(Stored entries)
------------------------
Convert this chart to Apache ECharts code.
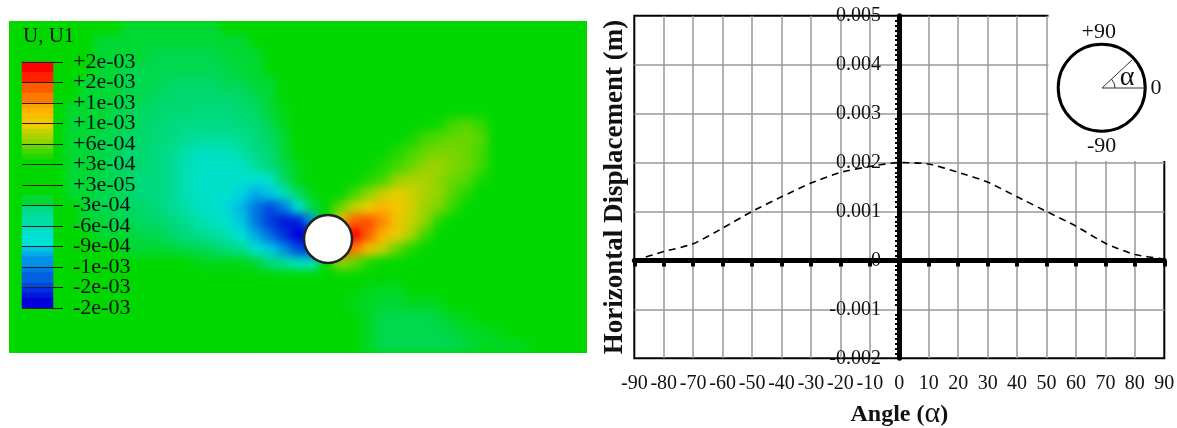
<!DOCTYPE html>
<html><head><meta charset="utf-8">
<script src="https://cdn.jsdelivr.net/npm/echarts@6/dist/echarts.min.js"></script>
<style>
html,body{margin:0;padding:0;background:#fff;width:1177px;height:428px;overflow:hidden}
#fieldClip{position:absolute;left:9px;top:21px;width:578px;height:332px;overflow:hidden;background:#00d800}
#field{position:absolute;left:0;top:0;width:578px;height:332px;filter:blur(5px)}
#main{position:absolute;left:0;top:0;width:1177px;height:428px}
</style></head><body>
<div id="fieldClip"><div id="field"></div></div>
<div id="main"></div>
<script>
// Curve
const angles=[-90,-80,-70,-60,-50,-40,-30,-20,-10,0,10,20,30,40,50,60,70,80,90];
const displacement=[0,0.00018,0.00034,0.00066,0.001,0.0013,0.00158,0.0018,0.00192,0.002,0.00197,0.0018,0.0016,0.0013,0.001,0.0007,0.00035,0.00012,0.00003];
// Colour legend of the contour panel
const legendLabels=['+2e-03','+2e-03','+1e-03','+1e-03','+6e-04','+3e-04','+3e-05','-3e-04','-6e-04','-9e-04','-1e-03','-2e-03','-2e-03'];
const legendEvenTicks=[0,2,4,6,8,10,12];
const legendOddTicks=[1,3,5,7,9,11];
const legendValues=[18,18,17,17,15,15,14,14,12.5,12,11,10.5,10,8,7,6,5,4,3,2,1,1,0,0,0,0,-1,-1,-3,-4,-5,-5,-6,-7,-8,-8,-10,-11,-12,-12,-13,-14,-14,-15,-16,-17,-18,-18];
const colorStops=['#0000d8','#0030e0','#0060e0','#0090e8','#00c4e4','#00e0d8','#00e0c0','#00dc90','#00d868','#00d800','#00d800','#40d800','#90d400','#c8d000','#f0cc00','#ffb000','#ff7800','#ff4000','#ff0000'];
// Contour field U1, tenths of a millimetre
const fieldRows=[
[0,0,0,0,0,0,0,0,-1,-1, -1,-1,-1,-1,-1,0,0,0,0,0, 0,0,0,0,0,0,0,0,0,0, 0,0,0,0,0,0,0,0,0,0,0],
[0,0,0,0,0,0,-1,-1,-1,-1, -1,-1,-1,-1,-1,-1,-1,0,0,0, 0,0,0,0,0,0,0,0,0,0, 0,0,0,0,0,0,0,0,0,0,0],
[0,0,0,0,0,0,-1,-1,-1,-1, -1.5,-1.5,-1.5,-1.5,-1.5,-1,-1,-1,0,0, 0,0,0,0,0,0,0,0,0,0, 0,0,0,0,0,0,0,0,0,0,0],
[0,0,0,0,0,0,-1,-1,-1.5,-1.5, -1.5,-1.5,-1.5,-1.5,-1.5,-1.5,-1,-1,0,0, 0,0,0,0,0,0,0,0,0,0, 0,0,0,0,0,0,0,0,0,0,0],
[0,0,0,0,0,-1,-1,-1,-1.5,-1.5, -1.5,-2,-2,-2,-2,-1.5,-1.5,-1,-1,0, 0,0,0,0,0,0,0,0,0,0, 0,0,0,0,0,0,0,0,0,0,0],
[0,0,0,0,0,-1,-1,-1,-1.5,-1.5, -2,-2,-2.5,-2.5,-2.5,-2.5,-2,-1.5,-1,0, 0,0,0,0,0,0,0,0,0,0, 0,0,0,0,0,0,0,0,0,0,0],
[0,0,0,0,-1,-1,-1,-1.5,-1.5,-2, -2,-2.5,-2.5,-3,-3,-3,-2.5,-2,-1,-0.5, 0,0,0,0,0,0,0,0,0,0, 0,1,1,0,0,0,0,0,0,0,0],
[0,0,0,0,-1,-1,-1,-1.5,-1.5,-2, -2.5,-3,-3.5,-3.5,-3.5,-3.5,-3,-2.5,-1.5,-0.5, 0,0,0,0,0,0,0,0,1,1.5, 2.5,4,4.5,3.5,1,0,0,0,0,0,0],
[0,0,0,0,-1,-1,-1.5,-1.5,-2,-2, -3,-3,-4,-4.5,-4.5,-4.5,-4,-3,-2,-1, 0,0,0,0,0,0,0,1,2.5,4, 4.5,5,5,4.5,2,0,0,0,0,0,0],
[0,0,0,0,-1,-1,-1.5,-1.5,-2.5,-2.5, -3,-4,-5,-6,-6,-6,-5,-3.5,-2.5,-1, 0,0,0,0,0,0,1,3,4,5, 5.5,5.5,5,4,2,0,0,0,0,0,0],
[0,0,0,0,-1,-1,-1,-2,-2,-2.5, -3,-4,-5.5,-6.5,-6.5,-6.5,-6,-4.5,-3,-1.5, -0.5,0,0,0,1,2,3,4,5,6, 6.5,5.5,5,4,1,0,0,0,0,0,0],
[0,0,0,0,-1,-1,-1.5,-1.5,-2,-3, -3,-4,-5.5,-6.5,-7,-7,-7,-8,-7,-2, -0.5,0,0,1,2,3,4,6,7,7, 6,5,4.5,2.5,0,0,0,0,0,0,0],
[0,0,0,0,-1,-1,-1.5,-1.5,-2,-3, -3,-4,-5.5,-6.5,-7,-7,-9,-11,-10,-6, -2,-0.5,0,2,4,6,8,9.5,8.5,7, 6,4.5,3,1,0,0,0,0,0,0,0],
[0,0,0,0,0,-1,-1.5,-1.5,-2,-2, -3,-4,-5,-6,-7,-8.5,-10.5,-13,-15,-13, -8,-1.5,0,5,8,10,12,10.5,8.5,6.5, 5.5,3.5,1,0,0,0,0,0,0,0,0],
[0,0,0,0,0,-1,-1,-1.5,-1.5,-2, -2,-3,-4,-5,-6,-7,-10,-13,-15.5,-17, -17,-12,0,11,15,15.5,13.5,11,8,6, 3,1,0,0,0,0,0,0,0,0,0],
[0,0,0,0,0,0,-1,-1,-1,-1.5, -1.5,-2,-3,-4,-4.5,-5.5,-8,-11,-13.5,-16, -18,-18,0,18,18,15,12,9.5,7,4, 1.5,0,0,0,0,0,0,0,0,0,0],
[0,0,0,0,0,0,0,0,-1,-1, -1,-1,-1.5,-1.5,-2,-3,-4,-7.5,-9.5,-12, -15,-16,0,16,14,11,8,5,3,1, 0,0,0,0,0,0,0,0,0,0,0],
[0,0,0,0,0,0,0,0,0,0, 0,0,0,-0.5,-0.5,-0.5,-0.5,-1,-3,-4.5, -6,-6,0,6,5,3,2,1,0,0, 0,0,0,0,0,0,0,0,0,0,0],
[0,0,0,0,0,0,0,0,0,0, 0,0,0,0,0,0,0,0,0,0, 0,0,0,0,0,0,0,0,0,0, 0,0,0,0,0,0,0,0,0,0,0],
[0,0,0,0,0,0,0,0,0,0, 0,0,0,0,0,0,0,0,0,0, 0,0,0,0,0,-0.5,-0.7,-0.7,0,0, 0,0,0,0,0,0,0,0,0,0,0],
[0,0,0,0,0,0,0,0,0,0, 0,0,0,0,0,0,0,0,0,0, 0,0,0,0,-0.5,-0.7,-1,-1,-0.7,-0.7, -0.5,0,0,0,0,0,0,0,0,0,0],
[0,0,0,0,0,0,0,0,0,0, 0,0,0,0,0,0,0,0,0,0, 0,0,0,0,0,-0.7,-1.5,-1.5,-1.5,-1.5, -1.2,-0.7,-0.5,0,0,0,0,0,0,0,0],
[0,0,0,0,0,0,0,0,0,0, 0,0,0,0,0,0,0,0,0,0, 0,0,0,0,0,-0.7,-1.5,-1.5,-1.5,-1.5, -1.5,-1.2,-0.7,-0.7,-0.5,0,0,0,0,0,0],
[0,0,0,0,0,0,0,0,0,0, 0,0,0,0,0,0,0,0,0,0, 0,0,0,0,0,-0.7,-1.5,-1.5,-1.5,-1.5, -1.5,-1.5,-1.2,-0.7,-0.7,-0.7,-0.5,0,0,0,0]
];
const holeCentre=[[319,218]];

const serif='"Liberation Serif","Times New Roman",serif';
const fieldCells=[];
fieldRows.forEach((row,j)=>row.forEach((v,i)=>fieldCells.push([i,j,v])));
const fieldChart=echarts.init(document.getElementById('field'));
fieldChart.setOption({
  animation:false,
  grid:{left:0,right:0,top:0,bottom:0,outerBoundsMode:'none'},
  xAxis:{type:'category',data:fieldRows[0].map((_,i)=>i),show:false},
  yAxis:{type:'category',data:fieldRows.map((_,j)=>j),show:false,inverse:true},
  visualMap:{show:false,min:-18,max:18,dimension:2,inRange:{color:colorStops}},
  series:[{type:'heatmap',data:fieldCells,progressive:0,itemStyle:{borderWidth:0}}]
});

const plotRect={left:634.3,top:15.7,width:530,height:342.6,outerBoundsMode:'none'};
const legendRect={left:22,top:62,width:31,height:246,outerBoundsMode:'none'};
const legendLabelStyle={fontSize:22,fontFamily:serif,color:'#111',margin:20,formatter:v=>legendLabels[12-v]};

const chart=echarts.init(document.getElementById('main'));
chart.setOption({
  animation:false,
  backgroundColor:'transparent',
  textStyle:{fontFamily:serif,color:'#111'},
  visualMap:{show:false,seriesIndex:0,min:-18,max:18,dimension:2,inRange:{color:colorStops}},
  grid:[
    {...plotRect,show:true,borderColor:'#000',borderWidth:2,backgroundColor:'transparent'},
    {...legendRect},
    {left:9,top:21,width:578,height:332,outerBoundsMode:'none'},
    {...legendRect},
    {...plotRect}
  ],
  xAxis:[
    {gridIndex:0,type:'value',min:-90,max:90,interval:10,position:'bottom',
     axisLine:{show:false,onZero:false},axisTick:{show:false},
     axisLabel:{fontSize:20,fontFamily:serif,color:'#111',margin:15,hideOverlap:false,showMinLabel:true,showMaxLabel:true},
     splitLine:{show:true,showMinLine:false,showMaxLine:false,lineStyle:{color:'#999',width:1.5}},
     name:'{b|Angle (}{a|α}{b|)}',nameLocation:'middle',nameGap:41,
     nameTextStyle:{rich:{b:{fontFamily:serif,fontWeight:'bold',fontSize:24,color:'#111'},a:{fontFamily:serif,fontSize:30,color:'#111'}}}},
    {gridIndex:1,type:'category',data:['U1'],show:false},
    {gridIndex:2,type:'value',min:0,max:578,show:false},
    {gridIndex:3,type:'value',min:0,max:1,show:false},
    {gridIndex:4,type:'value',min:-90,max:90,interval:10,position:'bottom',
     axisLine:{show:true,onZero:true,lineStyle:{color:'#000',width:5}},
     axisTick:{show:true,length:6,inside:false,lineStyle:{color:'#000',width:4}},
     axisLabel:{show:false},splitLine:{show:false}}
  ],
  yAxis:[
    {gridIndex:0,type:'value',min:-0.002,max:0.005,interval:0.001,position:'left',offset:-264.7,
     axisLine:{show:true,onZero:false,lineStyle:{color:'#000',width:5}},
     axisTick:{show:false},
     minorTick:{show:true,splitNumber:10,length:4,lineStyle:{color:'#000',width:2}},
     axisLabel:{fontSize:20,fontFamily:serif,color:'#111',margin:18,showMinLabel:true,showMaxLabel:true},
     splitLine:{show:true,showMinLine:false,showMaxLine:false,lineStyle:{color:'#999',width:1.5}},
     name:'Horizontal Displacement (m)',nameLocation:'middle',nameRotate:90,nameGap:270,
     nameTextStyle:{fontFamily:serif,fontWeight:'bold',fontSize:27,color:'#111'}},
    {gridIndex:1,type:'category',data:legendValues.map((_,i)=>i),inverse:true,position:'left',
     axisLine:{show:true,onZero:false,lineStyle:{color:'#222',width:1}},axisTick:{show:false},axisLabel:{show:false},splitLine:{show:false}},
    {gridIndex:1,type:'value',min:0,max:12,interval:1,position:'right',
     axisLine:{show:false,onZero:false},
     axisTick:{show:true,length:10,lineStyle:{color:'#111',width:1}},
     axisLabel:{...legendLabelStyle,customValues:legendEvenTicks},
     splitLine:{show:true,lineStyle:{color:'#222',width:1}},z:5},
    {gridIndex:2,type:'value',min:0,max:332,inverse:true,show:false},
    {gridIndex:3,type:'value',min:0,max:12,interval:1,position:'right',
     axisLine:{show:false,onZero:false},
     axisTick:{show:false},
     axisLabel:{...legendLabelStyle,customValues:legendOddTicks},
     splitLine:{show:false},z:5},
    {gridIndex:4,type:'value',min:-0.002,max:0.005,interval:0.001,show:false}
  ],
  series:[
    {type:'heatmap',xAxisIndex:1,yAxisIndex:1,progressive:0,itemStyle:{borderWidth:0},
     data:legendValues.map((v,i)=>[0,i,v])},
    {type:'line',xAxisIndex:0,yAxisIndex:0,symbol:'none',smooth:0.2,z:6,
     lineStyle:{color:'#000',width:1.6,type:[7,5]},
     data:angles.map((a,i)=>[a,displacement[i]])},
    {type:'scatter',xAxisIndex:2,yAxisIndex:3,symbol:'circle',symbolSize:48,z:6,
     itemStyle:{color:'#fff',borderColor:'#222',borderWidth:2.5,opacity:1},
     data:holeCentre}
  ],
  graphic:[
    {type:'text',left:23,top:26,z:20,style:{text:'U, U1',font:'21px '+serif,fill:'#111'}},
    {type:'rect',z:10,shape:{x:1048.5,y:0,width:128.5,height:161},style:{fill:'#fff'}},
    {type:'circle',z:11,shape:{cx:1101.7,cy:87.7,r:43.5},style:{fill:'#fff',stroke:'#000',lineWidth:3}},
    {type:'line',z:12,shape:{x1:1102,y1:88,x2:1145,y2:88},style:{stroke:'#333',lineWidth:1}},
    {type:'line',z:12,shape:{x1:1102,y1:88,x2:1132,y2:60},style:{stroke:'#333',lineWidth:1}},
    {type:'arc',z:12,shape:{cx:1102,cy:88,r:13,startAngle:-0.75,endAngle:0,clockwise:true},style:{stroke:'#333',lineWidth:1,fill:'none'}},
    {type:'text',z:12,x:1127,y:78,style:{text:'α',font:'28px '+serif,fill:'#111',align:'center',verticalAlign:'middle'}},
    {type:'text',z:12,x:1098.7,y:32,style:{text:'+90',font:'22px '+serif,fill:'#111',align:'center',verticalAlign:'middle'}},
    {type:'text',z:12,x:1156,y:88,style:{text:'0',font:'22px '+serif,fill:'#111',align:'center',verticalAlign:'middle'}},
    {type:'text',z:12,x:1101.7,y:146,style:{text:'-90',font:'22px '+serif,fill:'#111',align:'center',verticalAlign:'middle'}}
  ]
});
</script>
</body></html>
------------------------
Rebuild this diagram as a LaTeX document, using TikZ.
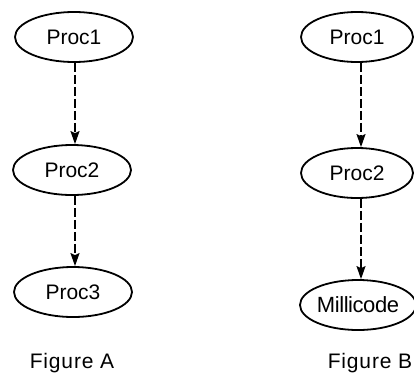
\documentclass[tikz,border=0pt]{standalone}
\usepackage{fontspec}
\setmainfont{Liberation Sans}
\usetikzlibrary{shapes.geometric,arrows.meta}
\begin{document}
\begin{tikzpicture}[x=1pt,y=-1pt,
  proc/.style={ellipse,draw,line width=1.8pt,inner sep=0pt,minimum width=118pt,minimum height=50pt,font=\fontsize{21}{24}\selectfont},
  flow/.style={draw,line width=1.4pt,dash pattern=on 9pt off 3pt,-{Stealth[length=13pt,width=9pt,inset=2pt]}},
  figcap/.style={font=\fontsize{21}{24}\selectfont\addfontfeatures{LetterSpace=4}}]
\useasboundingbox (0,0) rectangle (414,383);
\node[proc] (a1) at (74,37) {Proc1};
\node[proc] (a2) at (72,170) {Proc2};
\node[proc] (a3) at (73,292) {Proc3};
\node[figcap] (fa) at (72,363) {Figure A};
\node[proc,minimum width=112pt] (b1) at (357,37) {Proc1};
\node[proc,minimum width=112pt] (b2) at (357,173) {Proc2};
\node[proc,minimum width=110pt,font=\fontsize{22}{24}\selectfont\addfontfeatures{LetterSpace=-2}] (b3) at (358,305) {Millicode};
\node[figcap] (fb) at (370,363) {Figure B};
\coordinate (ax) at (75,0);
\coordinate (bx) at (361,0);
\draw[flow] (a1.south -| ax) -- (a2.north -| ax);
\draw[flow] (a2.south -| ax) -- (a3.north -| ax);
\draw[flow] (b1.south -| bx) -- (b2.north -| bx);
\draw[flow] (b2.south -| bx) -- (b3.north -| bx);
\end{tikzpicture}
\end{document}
------------------------
* [TASK GOAL]: List every line above that holds the word "this".

* [SOLUTION BELOW]:
Convert this chart to Apache ECharts code.
Rebuild this diagram as a LaTeX document, using TikZ.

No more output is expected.